Romer, the son of a former Colorado governor, basically puts forward the notion that governments should encourage, or direct, spending to speed up progress. It's a ridiculous notion, assuming bureaucrats are wiser and smarter than the people who actually created the wealth. It's an idiotic and destructive view that underlies all socialist and fascist systems. The USSR was an archetype of this thinking. I'm genuinely surprised people don't laugh and roll their eyes when they encounter these nostrums.
Justin: How about Nordhaus?
Doug: Well, his hobbyhorse is anthropogenic global warming [AGW], and what governments should do about it. This opens up several cans of worms. Number one, does AGW exist? And if it does, should the government do something about it?

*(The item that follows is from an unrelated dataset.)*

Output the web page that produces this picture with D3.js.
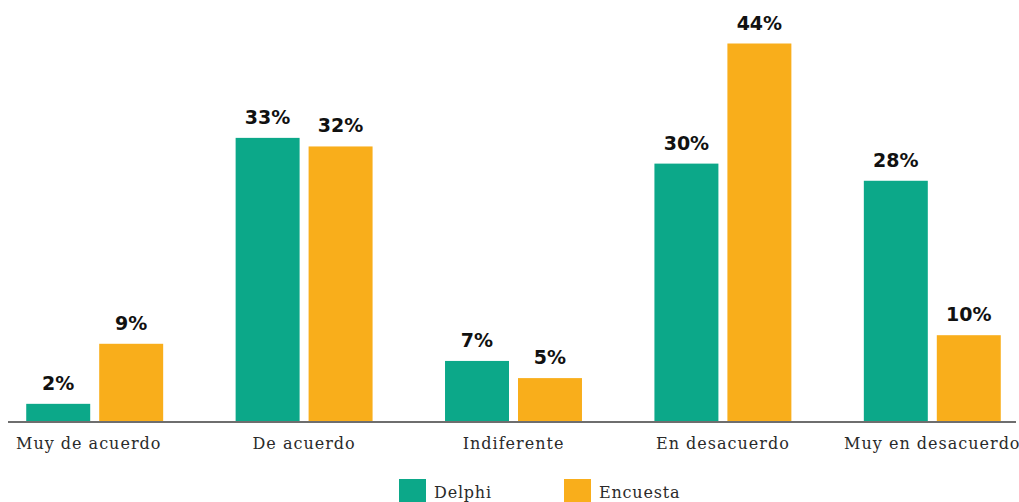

Despite everything said in the popular press and in some scientific papers, my belief is that AGW is completely trivial. And what is there is going to drop as improvements in technology make all industrial and consumer processes vastly more efficient. The current hysteria has very little to do with physics, and almost all to do with aberrant psychology.
Can humans change the environment? Of course they can. We do it all the time. Humans have wiped out various species over time—everything from the dodo bird to the passenger pigeon to almost all of the North American buffalo. Humans can have a huge effect on the environment. But does that mean humans are causing AGW?